In 1978 a sample from the bottom left corner of the shroud was removed and carbon dated.
A scientific paper published in 1989 explained that the fibres of the cloth were placed in an accelerated mass spectrometer in independent scientific institutes of Arizona, Oxford and Zurich, and the results were interesting.
They discovered that the sample of cloth they had tested dated back only as far as the 12th-13th centuries, which smeared the authenticity of the shroud as an ‘elaborate fake’.
This was the paper published at the time:
What the paper did not take into account was the area from which they had taken the sample of the cloth fibres.
Also, there was new evidence, after considering the historical re-weaving capability introduced by the French to repair valuable cloth using newer fibres intertwined with the old. It could have been possible that the Turin shroud was subjected to this re-weaving process in the houses of Savoy in the 16th century.
Recently, the initial examination of the shroud has come into question, when a non-scientific believing couple looked closer at the shroud, and proposed a theory with regard to these cloth fibres.
Sue Benford and Joe Marino hypothesised that the shroud could have been re-woven (especially as it was damaged by fire in 1536) with newer material, which would have subsequently interfered with the carbon dating.
The hypothesis was tested and found to be true. The original fibres of the shroud had been interwoven with cotton that had been dyed, to conceal the damaged area.
This was viewed under the microscope by several textile experts who agreed that this garment had been rewoven.
This new discovery warranted scientists for a repeat carbon dating. However; the shroud has been preserved in phenol since then, which will interfere with the dating, as it contains more recent carbon atoms. This obstacle can be overcome by the fact that the burnt areas of the shroud will have had the surrounding carbon atoms placed into a condition of stasis, whereby the particles would remain relatively unaltered, even with the addition of chemicals.
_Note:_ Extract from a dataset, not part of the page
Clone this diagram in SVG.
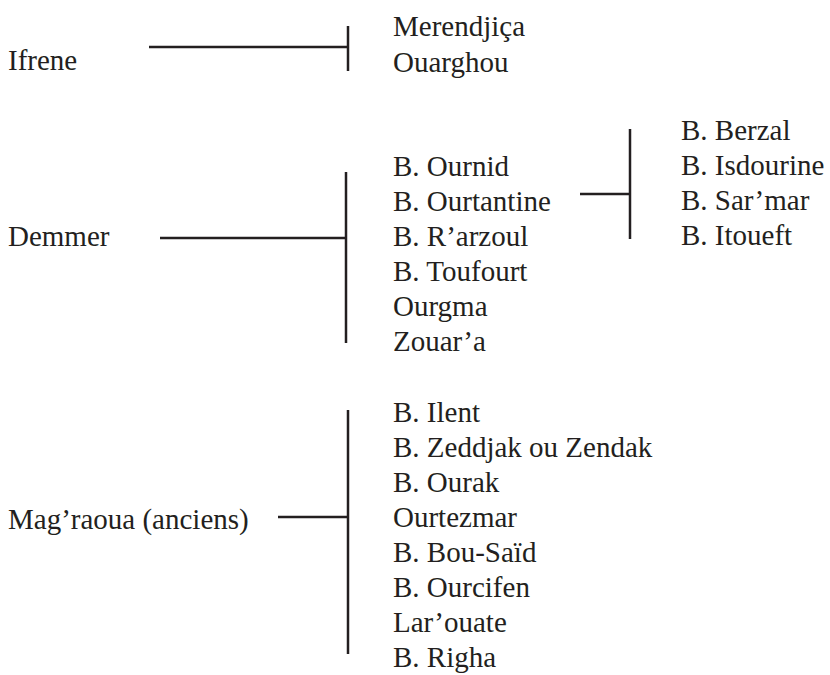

There are sections of the burnt shroud, which are waiting to be tested to reconfirm the date of the shroud.
For scientists the quest for the truth continues.
For me, the authenticity has already been proven.
Adding our own thoughts and wisdom will not add to our faith, it will detract from it. We have added our material through the division of the churches and alteration of our traditions.
It is important that instead of 'renewing' the Christian faith and ‘patching’ our own ideas into it, we learn to value, preserve and live life as God intended.
If we attempt to add to Him, then we are the ones who will be at risk of ‘tearing’ away completely.
The creation cannot fathom the Creator.
Nothing can be added or taken away from Him.
"You cannot plumb the depths of the human heart or understand the workings of the human mind; how do you expect to search out God, who made all these things, and find out his mind or comprehend his thought? No, my brothers, do not anger the Lord our God". (Judith Ch 8 v 14).